Task statement: Check each line of the records below and collect those holding "this".

Stored items
======

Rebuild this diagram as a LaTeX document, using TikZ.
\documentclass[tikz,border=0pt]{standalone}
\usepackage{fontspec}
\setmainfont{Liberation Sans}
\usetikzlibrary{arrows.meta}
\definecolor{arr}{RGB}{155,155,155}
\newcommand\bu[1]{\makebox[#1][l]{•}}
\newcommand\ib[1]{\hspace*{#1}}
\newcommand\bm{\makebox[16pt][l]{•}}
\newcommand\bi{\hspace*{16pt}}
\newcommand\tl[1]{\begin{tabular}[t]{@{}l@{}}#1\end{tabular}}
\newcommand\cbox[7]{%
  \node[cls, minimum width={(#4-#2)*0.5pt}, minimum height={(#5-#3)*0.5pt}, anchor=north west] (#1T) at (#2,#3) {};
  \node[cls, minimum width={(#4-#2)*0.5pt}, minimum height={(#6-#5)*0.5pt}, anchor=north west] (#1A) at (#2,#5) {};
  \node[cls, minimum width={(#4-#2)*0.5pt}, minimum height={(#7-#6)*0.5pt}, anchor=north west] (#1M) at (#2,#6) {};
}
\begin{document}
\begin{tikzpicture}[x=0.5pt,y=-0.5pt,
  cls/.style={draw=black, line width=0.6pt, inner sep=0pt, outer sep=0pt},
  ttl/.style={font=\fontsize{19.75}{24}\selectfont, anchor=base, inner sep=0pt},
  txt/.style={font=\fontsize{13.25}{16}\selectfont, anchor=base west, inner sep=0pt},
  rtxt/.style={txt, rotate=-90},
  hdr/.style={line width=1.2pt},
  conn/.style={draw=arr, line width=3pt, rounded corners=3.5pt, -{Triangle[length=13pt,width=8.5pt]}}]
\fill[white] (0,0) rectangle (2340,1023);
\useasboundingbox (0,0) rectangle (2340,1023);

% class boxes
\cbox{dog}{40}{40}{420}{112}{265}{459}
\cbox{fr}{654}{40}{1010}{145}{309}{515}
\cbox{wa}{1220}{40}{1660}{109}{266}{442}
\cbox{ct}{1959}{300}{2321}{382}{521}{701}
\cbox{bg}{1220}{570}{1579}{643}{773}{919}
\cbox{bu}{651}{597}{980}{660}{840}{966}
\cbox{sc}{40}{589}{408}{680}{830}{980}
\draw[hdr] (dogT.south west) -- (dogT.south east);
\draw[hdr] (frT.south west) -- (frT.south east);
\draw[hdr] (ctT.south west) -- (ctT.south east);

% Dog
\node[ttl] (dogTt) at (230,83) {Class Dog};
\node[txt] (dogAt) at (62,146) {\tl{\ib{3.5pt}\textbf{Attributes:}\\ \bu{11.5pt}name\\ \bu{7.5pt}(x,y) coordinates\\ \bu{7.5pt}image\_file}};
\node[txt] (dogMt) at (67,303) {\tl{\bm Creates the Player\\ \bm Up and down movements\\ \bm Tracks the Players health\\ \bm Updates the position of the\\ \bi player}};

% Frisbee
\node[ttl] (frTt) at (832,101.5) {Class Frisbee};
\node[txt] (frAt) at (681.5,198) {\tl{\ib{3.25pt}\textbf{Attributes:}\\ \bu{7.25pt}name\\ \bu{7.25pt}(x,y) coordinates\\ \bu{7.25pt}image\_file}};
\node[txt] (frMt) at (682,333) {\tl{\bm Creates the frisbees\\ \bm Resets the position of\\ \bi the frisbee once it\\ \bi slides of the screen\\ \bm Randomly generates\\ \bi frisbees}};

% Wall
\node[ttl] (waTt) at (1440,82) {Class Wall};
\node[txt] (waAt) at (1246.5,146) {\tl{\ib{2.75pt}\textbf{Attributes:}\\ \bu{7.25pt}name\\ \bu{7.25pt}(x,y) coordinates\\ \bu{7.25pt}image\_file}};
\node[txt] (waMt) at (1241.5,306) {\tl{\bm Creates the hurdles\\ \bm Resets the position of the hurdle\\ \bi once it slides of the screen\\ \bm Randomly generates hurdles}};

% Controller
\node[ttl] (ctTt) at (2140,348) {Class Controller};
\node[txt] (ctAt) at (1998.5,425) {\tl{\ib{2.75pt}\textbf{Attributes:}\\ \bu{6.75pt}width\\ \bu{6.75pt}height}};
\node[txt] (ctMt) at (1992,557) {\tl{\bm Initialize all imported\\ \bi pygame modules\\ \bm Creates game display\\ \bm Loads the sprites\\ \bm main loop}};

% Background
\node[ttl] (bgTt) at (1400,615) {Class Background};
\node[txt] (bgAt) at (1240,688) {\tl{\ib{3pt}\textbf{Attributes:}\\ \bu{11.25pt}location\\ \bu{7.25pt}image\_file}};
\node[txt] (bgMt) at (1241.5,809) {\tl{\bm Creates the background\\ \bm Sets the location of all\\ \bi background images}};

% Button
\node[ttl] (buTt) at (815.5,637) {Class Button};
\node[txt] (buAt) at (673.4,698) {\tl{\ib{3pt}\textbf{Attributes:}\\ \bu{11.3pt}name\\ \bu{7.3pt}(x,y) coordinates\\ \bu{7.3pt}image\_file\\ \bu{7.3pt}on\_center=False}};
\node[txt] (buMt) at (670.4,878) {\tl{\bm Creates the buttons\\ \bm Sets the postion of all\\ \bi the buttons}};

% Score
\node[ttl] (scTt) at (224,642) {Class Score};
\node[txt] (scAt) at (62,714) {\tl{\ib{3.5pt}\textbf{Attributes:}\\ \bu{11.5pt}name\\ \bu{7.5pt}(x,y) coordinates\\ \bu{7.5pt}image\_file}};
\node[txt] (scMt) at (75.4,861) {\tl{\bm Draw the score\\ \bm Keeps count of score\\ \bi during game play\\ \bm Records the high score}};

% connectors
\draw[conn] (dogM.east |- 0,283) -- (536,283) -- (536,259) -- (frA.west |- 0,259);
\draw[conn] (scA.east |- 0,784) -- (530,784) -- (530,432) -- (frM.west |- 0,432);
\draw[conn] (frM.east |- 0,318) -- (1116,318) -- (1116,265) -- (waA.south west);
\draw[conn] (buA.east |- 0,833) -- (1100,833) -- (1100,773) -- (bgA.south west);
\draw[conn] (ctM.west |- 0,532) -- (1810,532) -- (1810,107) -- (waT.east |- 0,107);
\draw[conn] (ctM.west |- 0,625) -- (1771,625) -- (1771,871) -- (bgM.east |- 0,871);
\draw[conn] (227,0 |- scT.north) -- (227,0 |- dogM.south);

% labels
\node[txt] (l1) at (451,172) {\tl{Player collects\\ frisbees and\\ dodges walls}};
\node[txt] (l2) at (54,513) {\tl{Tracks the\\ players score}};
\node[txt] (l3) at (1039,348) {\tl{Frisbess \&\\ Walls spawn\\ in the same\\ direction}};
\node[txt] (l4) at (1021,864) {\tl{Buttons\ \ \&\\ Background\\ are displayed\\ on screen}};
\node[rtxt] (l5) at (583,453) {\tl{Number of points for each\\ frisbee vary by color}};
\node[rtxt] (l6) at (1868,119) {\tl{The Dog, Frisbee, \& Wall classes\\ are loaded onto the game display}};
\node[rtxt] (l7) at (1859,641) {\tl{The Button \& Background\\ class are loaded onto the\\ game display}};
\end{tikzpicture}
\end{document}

======

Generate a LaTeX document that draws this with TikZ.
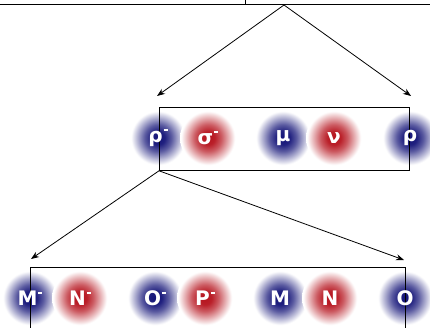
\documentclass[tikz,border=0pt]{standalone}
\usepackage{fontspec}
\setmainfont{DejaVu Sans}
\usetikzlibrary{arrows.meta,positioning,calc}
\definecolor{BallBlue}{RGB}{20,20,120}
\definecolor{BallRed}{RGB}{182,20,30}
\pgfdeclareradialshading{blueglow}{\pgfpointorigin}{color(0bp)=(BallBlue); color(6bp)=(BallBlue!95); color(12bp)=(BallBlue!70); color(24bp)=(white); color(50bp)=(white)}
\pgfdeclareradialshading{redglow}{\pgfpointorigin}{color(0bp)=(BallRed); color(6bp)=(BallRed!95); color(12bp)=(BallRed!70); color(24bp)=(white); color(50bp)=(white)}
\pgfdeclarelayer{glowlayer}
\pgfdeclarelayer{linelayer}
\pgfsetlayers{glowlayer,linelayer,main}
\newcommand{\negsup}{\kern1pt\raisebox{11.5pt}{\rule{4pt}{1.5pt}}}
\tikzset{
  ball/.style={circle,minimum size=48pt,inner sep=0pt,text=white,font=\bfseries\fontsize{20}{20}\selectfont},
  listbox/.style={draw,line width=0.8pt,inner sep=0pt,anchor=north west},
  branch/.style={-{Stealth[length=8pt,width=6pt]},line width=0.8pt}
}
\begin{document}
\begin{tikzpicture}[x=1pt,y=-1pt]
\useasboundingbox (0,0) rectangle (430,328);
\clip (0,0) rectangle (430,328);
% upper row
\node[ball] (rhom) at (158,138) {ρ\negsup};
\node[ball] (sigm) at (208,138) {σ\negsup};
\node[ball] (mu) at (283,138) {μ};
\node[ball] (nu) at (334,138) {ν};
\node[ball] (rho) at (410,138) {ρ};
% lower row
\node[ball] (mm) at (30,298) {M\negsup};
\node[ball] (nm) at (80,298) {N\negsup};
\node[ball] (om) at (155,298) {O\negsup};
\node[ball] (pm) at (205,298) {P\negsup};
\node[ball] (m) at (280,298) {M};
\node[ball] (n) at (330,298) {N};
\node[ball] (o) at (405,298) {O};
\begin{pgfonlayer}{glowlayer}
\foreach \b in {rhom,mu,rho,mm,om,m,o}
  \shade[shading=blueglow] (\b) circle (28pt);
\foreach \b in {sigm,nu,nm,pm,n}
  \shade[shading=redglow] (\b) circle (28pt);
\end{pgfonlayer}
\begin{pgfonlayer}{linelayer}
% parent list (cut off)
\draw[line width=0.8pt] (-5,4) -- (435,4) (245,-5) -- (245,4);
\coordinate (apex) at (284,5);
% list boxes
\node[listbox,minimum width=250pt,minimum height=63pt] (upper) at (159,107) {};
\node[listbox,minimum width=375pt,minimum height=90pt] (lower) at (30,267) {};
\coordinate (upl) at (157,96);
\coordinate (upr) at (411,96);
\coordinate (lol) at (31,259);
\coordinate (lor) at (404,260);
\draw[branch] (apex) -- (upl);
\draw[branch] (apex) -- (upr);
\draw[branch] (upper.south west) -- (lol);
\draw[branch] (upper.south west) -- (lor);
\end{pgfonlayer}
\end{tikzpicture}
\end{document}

======

Finished task:
Rebuild this diagram as a LaTeX document, using TikZ.
Generate a LaTeX document that draws this with TikZ.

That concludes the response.